Most bands are well-known enough around Fredericton. Bands that come to mind instantly would be Rusted Dawn, The Atomic Machetes, She Roars!, Redcastle, The Green Lung Grinders, Verses, Hero’s Last Rite, Spinesplitter, Hard Charger, The Rocking Argentos, Before the War, Sentimentals, Mandrill Attack, Fallen Pawns, Sciomachy, Celeta, The No Shows, Perpetual Deceit, Blueprints, Oh No Theodore, Reveen, We, The Undersigned and that’s to name a few. I could probably easily come up with a list of local bands from 2004 onward.

Actually, I guess a band more people should know about should be Siegebreaker. They’re a three-piece, old school thrash metal band that just recently formed. It’s kind of a fresh taste on the scene. Everything’s classified by genres these days – ‘thrash metal’, ‘grindcore’, ‘indierock’, ‘altrock’, ‘pop-punk’, etc. These guys are just straight up pure heavy metal and I love it. It’s a good refresher on the scene.

Anesthesia would have been my first choice had they not recently disbanded though. I haven’t seen many bands being formed by high school students, which is kind of disappointing. I don’t know if it’s because there’s a shortage of musicians to jam with or people are too diverse in their tastes. It gets kind of boring seeing the same bands play over and over again. There’s not enough fresh meat on the scene to keep things diverse. I’m hoping that will change soon and that people aren’t getting discouraged. We could really use more talent on the scene and it would definitely help in more ways than one.

Name your favourite recent release by a Fredericton artist.

My favourite release as of right now would be Hero’s Last Rite‘s The Mirror’s Face. It’s a solid release. The entire album blends really well together. There’s not one track I could dislike or a track that I could easily peg as my favourite. I enjoy each track just as much as the one before it and the one after it. The songwriting on the album is really strong and each member really pulls their own on the album. Hero’s Last Rite was chosen last year for a documentary done by one of my colleagues, Pierre Cormier. In the documentary, Steve and Mike go on to talk about the songwriting process and you get to hear how they go about recording the album and jamming. When you see how the band has evolved over the years from where they first started, this is easily their best release to date and easily one of my favourites of the year so far.

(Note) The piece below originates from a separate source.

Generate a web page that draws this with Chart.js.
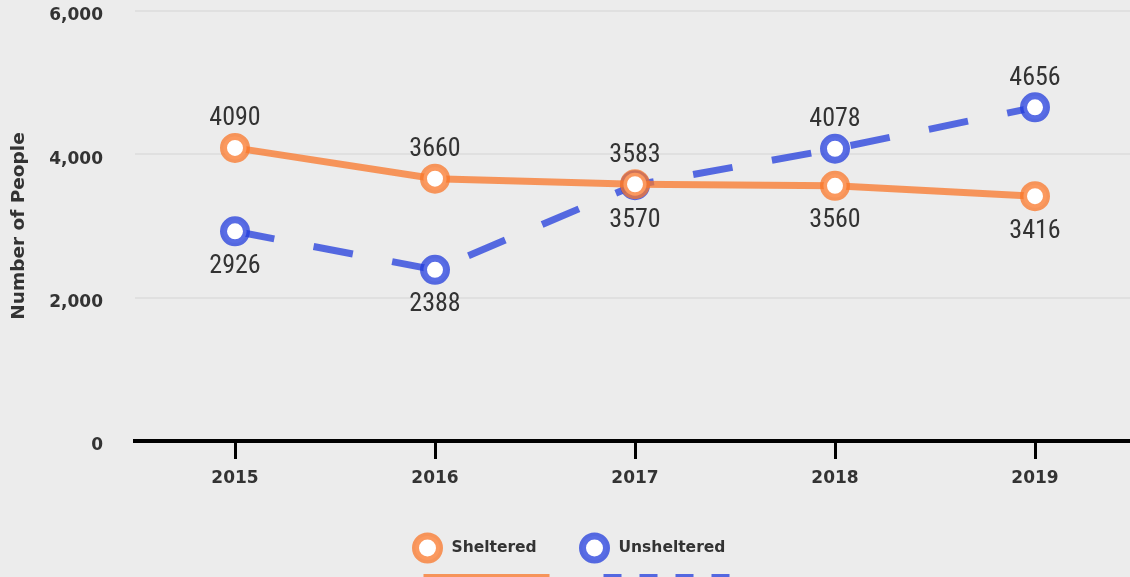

If a live music experience could be summed up as a combination of time, place and artist, tell us about one show you’ve seen this year that ranks high on your list.

Man, this is a hard question to answer. The Christmas cover show hasn’t even happened yet and I already know it will probably be one of my favourite shows of the year. That series is always a favourite of mine. The double cd release party for Spinesplitter and Hero’s Last Rite was also really good.

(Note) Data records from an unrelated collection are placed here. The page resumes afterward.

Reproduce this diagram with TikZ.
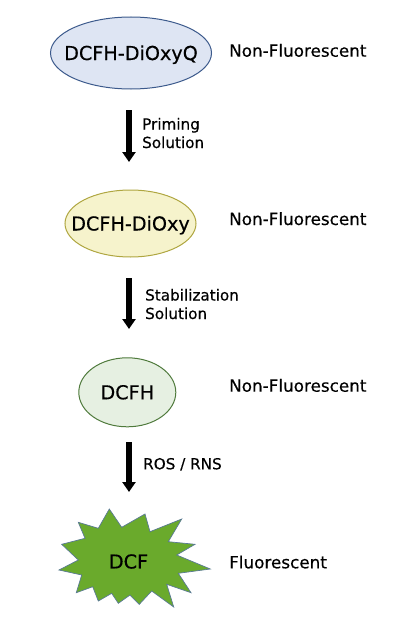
\documentclass[tikz,border=0pt]{standalone}
\usepackage{fontspec}
\setmainfont[FakeBold=0.4]{DejaVu Sans}
\usetikzlibrary{shapes.geometric,arrows.meta}

\definecolor{quinFill}{HTML}{DEE5F3}
\definecolor{quinLine}{HTML}{3C5A8C}
\definecolor{oxyFill}{HTML}{F6F3CC}
\definecolor{oxyLine}{HTML}{AFA640}
\definecolor{dcfhFill}{HTML}{E6F0E2}
\definecolor{dcfhLine}{HTML}{4F7A3C}
\definecolor{burstFill}{HTML}{6AAA2C}
\definecolor{burstLine}{HTML}{5A7A95}

\begin{document}
\begin{tikzpicture}
[x=1pt,y=-1pt,
  stageDecorate/.style={shape=ellipse,draw,line width=1pt,inner xsep=-14pt,inner ysep=0pt,
    text height=14pt,text depth=0pt,font=\fontsize{19.2}{23}\selectfont},%
  stateLabel/.style={anchor=base west,inner sep=0pt,font=\fontsize{16.8}{20}\selectfont},%
  stepLabel/.style={anchor=base west,inner sep=0pt,align=left,font=\fontsize{15.2}{18.5}\selectfont},%
  flowArrow/.style={line width=6pt,-{Triangle[width=13pt,length=10pt]}},%
  burstDecorate/.style={fill=burstFill,draw=burstLine,line width=0.7pt,line join=miter}]
\useasboundingbox (0,0) rectangle (405,618);
%% molecules
\node (quin) at (131,53) [stageDecorate,fill=quinFill,draw=quinLine,
  minimum width=161pt,minimum height=72pt] {DCFH-DiOxyQ};
\node (oxy) at (130.5,223.5) [stageDecorate,fill=oxyFill,draw=oxyLine,
  minimum width=131pt,minimum height=67pt] {DCFH-DiOxy};
\node (dcfh) at (127.3,392.3) [stageDecorate,fill=dcfhFill,draw=dcfhLine,
  minimum width=97pt,minimum height=69pt] {DCFH};
\draw[burstDecorate] plot coordinates {
  (109.3,509) (121.7,527.3) (145,514) (150,531.7) (181.7,519) (168.3,541.7)
  (195,544.3) (176.7,555) (210.3,569) (178.3,573.3) (191,592.7) (166.7,584.3)
  (173.7,607) (151.7,591) (139.3,604.3) (130,595) (118.3,603.3) (111.7,593.3)
  (98.3,601) (92.7,586.7) (76.3,592.7) (81.7,575) (59,570) (78.3,560)
  (61.7,544.3) (85,538.3) (78.3,522.3) (98.3,528.3)} -- cycle;
\node (dcf) at (128.5,561.5) [inner sep=0pt,font=\fontsize{19.2}{23}\selectfont] {DCF};
%% fluorescence states
\foreach \mol/\y/\txt in {
  quin/56.7/Non-Fluorescent, oxy/225/Non-Fluorescent,
  dcfh/391.7/Non-Fluorescent, dcf/568.3/Fluorescent}
{
  \node (\mol state) at (229,\y) [stateLabel] {\txt};
}
%% reaction steps
\foreach \rxn/\ys/\ye/\lx/\ly/\txt in {
  prime/110/162/142/148/{Priming\\Solution},
  stab/278/329/145/319/{Stabilization\\Solution},
  ros/442/492/143/469.3/{ROS / RNS}}
{
  \coordinate (\rxn top) at (129,\ys);
  \coordinate (\rxn tip) at (129,\ye);
  \draw[flowArrow] (\rxn top) -- (\rxn tip);
  \node (\rxn label) at (\lx,\ly) [stepLabel] {\txt};
}
\end{tikzpicture}
\end{document}
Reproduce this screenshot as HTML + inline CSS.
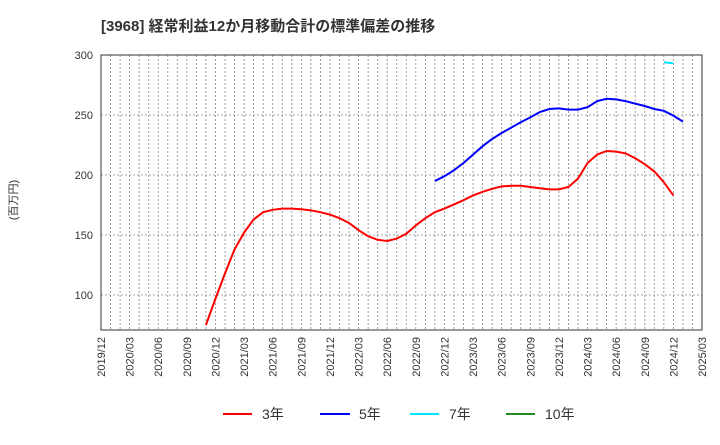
<!DOCTYPE html>
<html><head><meta charset="utf-8"><style>
body{margin:0;background:#fff;font-family:"Liberation Sans","Noto Sans CJK JP",sans-serif}
text{font-family:"Liberation Sans","Noto Sans CJK JP",sans-serif}
</style></head><body>
<svg id="c" width="720" height="440" xmlns="http://www.w3.org/2000/svg">
<text x="101" y="31" font-size="15" font-weight="bold" fill="#333">[3968]  経常利益12か月移動合計の標準偏差の推移</text>
<text transform="translate(17,200) rotate(-90)" text-anchor="middle" font-size="11" fill="#333">(百万円)</text>
<g id="grid"></g><g id="series"></g><g id="axes"></g>
<rect x="101" y="55" width="601" height="275" fill="none" stroke="#333" stroke-width="1"/>
<g>
<line x1="223" y1="414" x2="252" y2="414" stroke="#ff0000" stroke-width="2"/><text x="262" y="419" font-size="14" fill="#333">3年</text>
<line x1="320" y1="414" x2="350" y2="414" stroke="#0000ff" stroke-width="2"/><text x="359" y="419" font-size="14" fill="#333">5年</text>
<line x1="410" y1="414" x2="439" y2="414" stroke="#00e5ff" stroke-width="2"/><text x="449" y="419" font-size="14" fill="#333">7年</text>
<line x1="506" y1="414" x2="535" y2="414" stroke="#228b22" stroke-width="2"/><text x="545" y="419" font-size="14" fill="#333">10年</text>
</g>
</svg>
<script>
const yTicks=[100,150,200,250,300];
const xLabels=["2019/12","2020/03","2020/06","2020/09","2020/12","2021/03","2021/06","2021/09","2021/12","2022/03","2022/06","2022/09","2022/12","2023/03","2023/06","2023/09","2023/12","2024/03","2024/06","2024/09","2024/12","2025/03"];
const start3=11;
const s3=[75,97,118,138,152,163,169,171,172,172,171.5,170.5,169,167,164,160,154,149,146,145,147,151,158,164,169,172,175.5,179,183,186,188.5,190.5,191,191,190,189,188,188,190,197,210,217,220,219.5,218,214,209,203,194,183];
const start5=35;
const s5=[195,199,204,210,217,224,230,235,239.5,244,248,252.5,255,255.5,254.5,254.5,256.5,261.5,263.5,263,261.5,259.5,257.5,255,253.5,249.5,244.5];
const start7=59;
const s7=[294,293];
const s10=[];
const X0=101,X1=702,Y0=55,Y1=330,NM=63;
const xs=i=>X0+i*(X1-X0)/NM;
const ys=v=>Y0+(300-v)*1.2;
const NS="http://www.w3.org/2000/svg";
const grid=document.getElementById('grid'),axes=document.getElementById('axes'),ser=document.getElementById('series');
for(let m=1;m<NM;m++){const l=document.createElementNS(NS,'line');


l.setAttribute('x1',xs(m));l.setAttribute('x2',xs(m));l.setAttribute('y1',Y0);l.setAttribute('y2',Y1);
l.setAttribute('stroke','#888');l.setAttribute('stroke-dasharray','2,2');l.setAttribute('stroke-width','0.8');grid.appendChild(l);}
yTicks.forEach(v=>{const l=document.createElementNS(NS,'line');


l.setAttribute('x1',X0);l.setAttribute('x2',X1);l.setAttribute('y1',ys(v));l.setAttribute('y2',ys(v));
l.setAttribute('stroke','#888');l.setAttribute('stroke-dasharray','2,2');l.setAttribute('stroke-width','0.8');grid.appendChild(l);
const t=document.createElementNS(NS,'text');


t.setAttribute('x',93);t.setAttribute('y',ys(v)+4);t.setAttribute('text-anchor','end');t.setAttribute('font-size','11');t.setAttribute('fill','#333');t.textContent=v;axes.appendChild(t);});
xLabels.forEach((s,i)=>{const t=document.createElementNS(NS,'text');


const x=xs(i*3)+4;t.setAttribute('transform','translate('+x+',337) rotate(-90)');t.setAttribute('text-anchor','end');t.setAttribute('font-size','11');t.setAttribute('fill','#333');t.textContent=s;axes.appendChild(t);});
function draw(arr,st,col,name){if(!arr.length)return;const p=document.createElementNS(NS,'polyline');


p.setAttribute('points',arr.map((v,i)=>xs(st+i)+','+ys(v)).join(' '));p.setAttribute('fill','none');p.setAttribute('stroke',col);p.setAttribute('stroke-width','2');ser.appendChild(p);}
draw(s3,start3,'#ff0000','series-3yr');draw(s5,start5,'#0000ff','series-5yr');draw(s7,start7,'#00e5ff','series-7yr');draw(s10,0,'#228b22','series-10yr');
</script>
</body></html>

I suppose the show that ranks the highest so far this year would be when Montreal’s Erihma played here in March. It was the first time I’d ever seen a show have to stop mid-way because the smoke alarm was going off. They had used a fog machine during their set. It had managed to set off the smoke alarm. Even as people were evacuating, they just kept playing through the song.

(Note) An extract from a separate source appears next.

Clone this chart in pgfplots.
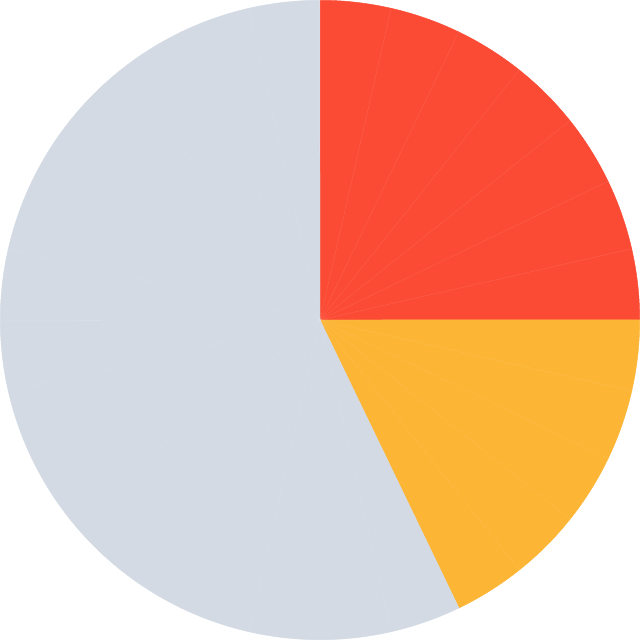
\documentclass[border=0pt]{standalone}
\usepackage{pgfplots}
\usepackage{pgfplotstable}
\pgfplotsset{compat=1.18}

\definecolor{sliceRed}{HTML}{FB4B35}
\definecolor{sliceOrange}{HTML}{FCB535}
\definecolor{sliceGray}{HTML}{D3DAE4}

% 28 equal slices, clockwise from 12 o'clock
\pgfplotstableread{
value col
1 sliceRed
1 sliceRed
1 sliceRed
1 sliceRed
1 sliceRed
1 sliceRed
1 sliceRed
1 sliceOrange
1 sliceOrange
1 sliceOrange
1 sliceOrange
1 sliceOrange
1 sliceGray
1 sliceGray
1 sliceGray
1 sliceGray
1 sliceGray
1 sliceGray
1 sliceGray
1 sliceGray
1 sliceGray
1 sliceGray
1 sliceGray
1 sliceGray
1 sliceGray
1 sliceGray
1 sliceGray
1 sliceGray
}\slices

\begin{document}
\begin{tikzpicture}
\begin{axis}[
    x=1cm, y=1cm,
    hide axis,
    xmin=-5.0314, xmax=5.0314,
    ymin=-5.0314, ymax=5.0314,
    clip=false]
\pgfplotsextra{
  \pgfplotstablegetrowsof{\slices}
  \pgfmathtruncatemacro\lastrow{\pgfplotsretval-1}
  % total of all slices
  \gdef\total{0}
  \foreach \i in {0,...,\lastrow} {
    \pgfplotstablegetelem{\i}{value}\of\slices
    \pgfmathsetmacro\tmp{\total+\pgfplotsretval}
    \xdef\total{\tmp}
  }
  % wedges
  \gdef\startang{90}
  \foreach \i in {0,...,\lastrow} {
    \pgfplotstablegetelem{\i}{value}\of\slices
    \let\v\pgfplotsretval
    \pgfplotstablegetelem{\i}{col}\of\slices
    \let\c\pgfplotsretval
    \pgfmathsetmacro\endang{\startang-\v/\total*360}
    \filldraw[fill=\c, draw=\c, line width=0.2pt, line join=round]
      (axis cs:0,0) -- ++(\startang:5cm)
      arc[start angle=\startang, end angle=\endang, radius=5cm] -- cycle;
    \xdef\startang{\endang}
  }
  % faint separators
  \gdef\startang{90}
  \foreach \i in {0,...,\lastrow} {
    \pgfplotstablegetelem{\i}{value}\of\slices
    \draw[white, opacity=0.07, line width=0.25pt]
      (axis cs:0,0) -- ++(\startang:5cm);
    \pgfmathsetmacro\endang{\startang-\pgfplotsretval/\total*360}
    \xdef\startang{\endang}
  }
}
\end{axis}
\end{tikzpicture}
\end{document}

Looking to the months ahead, what upcoming show is on your radar as a “must see”?

The Christmas cover show. It’s always a good time, every year!

I’m Sammie X. I’ve been a freelance event planner since 2008, but only started taking it more seriously in 2010. Since then, I’ve organized and managed over 30 different events including a book launch for Metalcats Photography book, a Back to School Bash in support of the CHIMO helpline, and various tours for bands as they come through the Maritimes. I’ve been actively involved with working with Roadrunner Records on their street team and working as an event manger for The Black Birch as well as working with other labels like Broken Limbs Recordings and volunteering with the Harvest Jazz and Blues Festival as an admission chief.